● **YOUR OBJECTIVE**: Where a line in the listing contains the string "this", copy that line out.

● **SOURCE MATERIAL**:
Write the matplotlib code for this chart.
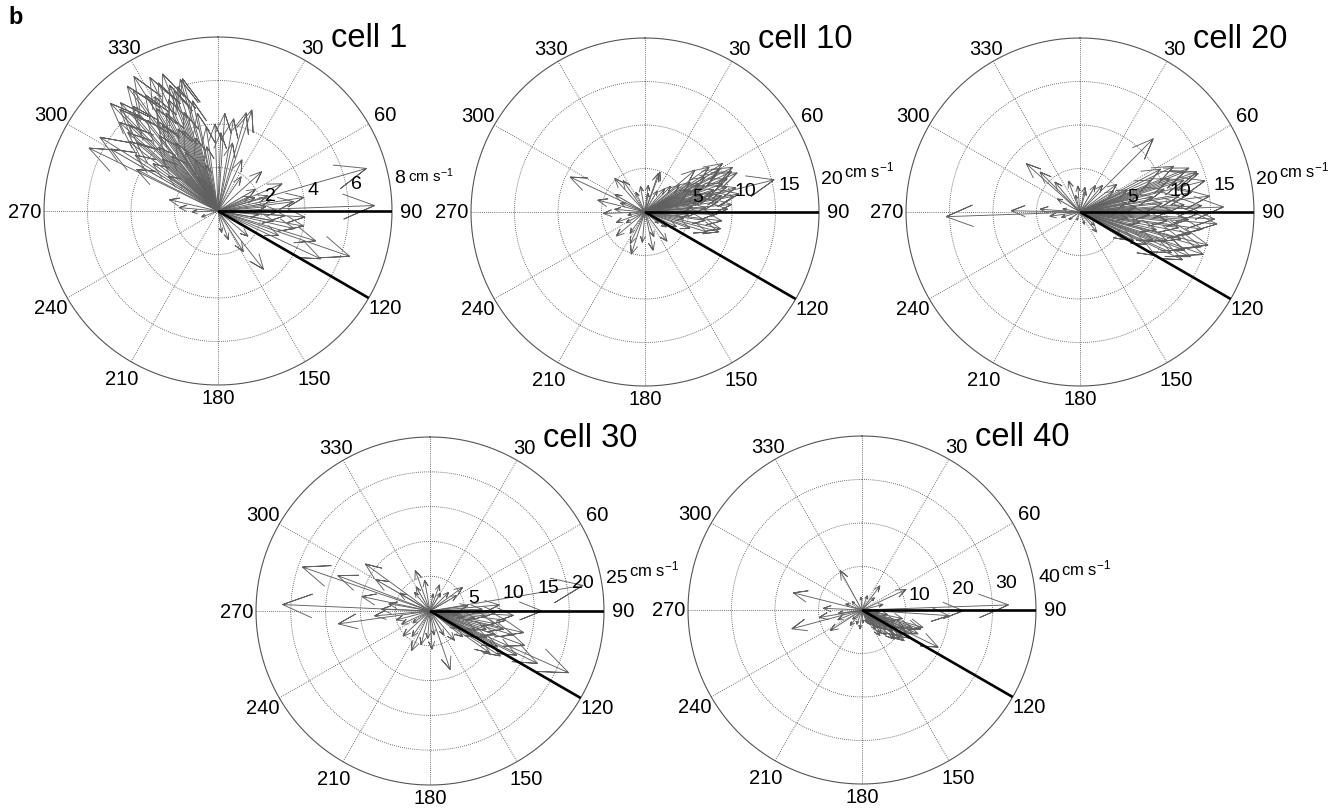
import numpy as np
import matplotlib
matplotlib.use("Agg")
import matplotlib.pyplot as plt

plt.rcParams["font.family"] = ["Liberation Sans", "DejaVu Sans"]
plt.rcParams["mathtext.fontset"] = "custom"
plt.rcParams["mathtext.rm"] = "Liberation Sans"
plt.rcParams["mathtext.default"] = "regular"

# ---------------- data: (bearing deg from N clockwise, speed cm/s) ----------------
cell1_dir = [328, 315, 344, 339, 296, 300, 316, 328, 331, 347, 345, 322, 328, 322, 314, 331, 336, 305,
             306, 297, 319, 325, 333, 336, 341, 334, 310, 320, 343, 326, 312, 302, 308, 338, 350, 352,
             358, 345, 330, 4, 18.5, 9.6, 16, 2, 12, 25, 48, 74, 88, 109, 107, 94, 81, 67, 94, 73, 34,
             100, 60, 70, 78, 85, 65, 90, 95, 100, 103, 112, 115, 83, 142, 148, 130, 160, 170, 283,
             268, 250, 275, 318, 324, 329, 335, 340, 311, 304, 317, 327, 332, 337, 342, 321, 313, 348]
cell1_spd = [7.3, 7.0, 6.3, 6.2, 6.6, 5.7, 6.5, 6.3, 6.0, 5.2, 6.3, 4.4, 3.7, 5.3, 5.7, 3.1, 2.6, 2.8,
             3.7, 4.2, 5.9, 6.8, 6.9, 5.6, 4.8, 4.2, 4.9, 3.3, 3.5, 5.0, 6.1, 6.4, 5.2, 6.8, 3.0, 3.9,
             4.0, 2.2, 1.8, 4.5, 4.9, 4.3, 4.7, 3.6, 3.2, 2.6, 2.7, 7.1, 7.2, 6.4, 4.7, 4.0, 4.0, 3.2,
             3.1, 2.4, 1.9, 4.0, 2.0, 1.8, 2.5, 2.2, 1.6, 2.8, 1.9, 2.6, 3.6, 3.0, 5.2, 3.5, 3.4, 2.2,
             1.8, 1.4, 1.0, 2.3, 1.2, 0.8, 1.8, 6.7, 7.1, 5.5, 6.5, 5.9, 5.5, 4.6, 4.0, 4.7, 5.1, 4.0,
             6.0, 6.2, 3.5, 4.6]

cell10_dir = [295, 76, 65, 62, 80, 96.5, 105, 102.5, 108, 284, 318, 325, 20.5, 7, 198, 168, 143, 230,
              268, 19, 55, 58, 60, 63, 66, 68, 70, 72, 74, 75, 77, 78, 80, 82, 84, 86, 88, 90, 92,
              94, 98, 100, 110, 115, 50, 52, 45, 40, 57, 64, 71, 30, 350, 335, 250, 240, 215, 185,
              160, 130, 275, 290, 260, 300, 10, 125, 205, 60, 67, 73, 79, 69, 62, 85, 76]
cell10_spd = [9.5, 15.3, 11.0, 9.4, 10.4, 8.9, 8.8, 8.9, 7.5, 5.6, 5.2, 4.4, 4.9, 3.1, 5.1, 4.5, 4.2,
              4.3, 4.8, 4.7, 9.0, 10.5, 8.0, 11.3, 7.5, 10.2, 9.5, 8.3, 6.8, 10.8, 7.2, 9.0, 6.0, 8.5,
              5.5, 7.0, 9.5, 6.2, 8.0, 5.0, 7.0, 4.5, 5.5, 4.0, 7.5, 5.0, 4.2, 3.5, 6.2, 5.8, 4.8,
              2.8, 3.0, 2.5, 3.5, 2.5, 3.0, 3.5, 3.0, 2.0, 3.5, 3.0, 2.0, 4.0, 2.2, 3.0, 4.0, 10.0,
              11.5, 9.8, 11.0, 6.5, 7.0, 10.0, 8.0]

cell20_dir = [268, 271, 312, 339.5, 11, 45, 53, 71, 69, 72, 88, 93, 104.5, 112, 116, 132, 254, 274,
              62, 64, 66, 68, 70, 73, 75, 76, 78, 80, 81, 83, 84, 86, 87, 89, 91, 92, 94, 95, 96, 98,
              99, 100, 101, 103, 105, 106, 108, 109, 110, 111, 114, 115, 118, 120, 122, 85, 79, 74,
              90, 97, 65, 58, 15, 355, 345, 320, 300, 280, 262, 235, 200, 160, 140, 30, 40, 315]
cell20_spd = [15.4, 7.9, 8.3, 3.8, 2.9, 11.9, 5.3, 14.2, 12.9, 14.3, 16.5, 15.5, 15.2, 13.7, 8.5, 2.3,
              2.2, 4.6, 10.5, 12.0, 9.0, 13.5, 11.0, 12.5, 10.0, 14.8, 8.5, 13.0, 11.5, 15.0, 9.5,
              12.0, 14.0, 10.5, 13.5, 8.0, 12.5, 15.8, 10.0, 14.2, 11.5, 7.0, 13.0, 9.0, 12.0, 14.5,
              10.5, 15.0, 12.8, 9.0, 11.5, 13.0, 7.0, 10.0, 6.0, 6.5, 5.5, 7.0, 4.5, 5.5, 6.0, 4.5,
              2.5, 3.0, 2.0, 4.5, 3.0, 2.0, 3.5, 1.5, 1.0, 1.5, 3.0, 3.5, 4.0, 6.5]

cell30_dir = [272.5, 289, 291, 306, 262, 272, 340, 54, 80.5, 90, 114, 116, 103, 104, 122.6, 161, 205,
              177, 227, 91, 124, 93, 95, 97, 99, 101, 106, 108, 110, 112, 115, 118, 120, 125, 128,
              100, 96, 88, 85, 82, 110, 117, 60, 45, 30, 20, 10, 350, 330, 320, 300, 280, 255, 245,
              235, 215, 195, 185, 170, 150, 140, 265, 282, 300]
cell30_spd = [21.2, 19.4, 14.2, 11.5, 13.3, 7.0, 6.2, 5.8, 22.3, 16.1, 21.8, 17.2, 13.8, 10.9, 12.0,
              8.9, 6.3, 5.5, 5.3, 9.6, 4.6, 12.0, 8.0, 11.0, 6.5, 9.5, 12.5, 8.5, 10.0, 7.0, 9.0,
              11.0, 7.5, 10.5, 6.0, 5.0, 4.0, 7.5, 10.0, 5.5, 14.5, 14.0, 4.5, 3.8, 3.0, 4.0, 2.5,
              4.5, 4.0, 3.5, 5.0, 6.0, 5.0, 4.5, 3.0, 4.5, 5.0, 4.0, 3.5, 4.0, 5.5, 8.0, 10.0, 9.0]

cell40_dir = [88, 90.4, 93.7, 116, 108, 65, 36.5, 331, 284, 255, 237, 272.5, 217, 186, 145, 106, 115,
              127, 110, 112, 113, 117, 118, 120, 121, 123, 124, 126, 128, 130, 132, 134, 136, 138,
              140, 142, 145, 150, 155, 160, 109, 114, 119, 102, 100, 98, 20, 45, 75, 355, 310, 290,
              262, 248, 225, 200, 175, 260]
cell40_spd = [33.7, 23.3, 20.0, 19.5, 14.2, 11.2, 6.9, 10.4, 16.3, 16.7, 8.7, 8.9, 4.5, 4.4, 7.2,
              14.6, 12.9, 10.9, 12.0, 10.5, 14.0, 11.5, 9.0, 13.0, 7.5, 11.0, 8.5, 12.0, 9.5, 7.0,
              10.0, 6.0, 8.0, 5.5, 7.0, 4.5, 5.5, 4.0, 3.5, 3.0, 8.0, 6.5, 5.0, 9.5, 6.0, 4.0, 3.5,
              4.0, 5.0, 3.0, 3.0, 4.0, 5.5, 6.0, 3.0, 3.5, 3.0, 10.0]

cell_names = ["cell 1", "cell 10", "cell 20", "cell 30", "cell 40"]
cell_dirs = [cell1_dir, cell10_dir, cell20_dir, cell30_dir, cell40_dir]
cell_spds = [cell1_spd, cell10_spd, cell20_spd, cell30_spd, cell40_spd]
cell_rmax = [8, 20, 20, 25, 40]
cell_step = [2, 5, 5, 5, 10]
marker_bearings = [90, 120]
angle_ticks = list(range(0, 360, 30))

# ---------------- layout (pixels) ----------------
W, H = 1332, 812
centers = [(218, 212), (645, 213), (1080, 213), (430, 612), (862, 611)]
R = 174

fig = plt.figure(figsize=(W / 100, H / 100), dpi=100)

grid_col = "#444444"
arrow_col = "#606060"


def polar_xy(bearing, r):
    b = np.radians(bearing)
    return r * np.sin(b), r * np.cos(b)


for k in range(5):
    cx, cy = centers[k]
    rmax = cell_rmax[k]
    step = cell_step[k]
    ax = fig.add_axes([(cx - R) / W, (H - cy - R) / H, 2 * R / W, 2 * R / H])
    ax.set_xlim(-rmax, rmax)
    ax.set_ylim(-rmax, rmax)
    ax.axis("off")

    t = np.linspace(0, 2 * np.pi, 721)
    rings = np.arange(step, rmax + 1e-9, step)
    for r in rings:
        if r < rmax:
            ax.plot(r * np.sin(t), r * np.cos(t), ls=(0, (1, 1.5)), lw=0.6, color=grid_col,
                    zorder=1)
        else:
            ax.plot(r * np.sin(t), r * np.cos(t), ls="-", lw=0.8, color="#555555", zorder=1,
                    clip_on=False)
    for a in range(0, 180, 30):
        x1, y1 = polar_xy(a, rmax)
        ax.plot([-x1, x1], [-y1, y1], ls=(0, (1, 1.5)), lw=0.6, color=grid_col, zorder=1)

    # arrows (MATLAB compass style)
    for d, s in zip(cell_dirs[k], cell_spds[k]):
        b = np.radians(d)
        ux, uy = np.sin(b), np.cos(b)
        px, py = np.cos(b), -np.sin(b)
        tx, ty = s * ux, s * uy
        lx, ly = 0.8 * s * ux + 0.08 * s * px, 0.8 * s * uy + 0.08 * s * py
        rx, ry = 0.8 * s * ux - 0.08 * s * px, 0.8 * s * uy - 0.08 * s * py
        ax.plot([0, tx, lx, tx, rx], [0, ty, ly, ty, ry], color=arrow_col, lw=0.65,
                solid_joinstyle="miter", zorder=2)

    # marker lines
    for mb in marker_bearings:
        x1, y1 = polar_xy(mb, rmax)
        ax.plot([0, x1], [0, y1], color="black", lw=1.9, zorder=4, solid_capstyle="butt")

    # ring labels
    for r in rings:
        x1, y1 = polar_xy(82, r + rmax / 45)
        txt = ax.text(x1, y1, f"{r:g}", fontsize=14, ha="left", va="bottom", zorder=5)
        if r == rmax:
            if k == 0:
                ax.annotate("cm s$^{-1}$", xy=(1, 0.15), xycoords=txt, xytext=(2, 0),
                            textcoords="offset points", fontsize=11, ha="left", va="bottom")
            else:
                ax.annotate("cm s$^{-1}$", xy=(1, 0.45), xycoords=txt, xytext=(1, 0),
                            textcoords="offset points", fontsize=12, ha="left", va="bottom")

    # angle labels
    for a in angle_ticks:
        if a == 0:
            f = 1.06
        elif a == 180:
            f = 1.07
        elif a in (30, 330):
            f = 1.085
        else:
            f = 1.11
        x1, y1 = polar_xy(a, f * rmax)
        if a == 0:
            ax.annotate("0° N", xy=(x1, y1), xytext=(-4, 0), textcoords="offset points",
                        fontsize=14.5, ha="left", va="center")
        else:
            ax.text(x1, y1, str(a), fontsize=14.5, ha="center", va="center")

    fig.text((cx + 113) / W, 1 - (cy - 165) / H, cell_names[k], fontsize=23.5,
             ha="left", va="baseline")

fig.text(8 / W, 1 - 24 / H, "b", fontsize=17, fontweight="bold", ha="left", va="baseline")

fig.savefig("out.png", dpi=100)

--

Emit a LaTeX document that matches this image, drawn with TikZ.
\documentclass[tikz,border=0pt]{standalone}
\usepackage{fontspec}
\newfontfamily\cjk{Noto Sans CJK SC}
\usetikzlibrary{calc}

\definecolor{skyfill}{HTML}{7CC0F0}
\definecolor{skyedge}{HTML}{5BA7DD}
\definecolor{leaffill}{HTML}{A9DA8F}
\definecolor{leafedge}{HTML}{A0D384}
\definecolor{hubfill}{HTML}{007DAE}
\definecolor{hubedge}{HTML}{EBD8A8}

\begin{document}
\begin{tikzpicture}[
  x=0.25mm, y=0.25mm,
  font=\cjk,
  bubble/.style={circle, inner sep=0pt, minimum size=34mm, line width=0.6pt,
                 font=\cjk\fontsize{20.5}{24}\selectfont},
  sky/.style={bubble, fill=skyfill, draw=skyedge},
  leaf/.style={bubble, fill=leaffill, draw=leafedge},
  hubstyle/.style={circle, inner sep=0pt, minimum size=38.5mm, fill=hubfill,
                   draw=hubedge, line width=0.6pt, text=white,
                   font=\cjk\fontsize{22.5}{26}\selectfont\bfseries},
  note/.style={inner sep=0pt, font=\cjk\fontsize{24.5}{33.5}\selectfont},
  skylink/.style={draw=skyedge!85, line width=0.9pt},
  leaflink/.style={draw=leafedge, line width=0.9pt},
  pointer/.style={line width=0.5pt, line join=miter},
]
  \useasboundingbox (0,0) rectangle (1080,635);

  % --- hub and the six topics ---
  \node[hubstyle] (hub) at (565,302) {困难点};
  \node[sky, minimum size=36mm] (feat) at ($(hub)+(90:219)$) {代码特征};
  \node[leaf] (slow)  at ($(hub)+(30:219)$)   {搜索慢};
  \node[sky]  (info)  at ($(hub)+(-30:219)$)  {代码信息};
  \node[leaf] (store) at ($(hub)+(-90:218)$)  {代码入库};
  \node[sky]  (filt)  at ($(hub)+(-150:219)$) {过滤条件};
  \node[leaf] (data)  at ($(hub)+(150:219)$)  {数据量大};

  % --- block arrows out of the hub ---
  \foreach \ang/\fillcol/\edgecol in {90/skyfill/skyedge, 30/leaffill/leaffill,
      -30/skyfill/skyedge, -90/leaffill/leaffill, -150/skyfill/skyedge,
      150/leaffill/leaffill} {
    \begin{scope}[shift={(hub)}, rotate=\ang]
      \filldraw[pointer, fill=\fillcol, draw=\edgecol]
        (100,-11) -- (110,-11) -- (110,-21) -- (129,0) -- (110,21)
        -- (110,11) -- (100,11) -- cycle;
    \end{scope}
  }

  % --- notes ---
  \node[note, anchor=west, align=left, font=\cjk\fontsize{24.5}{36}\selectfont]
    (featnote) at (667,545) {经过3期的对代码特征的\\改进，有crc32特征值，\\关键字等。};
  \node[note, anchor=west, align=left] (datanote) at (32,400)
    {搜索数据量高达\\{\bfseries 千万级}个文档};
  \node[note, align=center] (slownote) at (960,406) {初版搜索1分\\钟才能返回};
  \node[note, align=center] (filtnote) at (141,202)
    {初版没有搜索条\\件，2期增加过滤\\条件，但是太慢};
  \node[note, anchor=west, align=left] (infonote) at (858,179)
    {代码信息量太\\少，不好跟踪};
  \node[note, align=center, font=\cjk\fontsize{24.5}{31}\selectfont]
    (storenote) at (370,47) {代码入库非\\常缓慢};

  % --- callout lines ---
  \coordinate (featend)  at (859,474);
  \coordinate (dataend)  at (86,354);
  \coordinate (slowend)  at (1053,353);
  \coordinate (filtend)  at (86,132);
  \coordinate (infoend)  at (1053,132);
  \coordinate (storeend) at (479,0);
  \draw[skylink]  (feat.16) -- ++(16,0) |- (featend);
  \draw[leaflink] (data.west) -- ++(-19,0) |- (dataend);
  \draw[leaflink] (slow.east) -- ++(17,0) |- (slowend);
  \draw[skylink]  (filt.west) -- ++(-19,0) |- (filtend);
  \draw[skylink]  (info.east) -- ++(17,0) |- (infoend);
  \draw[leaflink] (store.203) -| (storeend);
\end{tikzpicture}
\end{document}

● **TASK OUTPUT**:
Write the matplotlib code for this chart.
Emit a LaTeX document that matches this image, drawn with TikZ.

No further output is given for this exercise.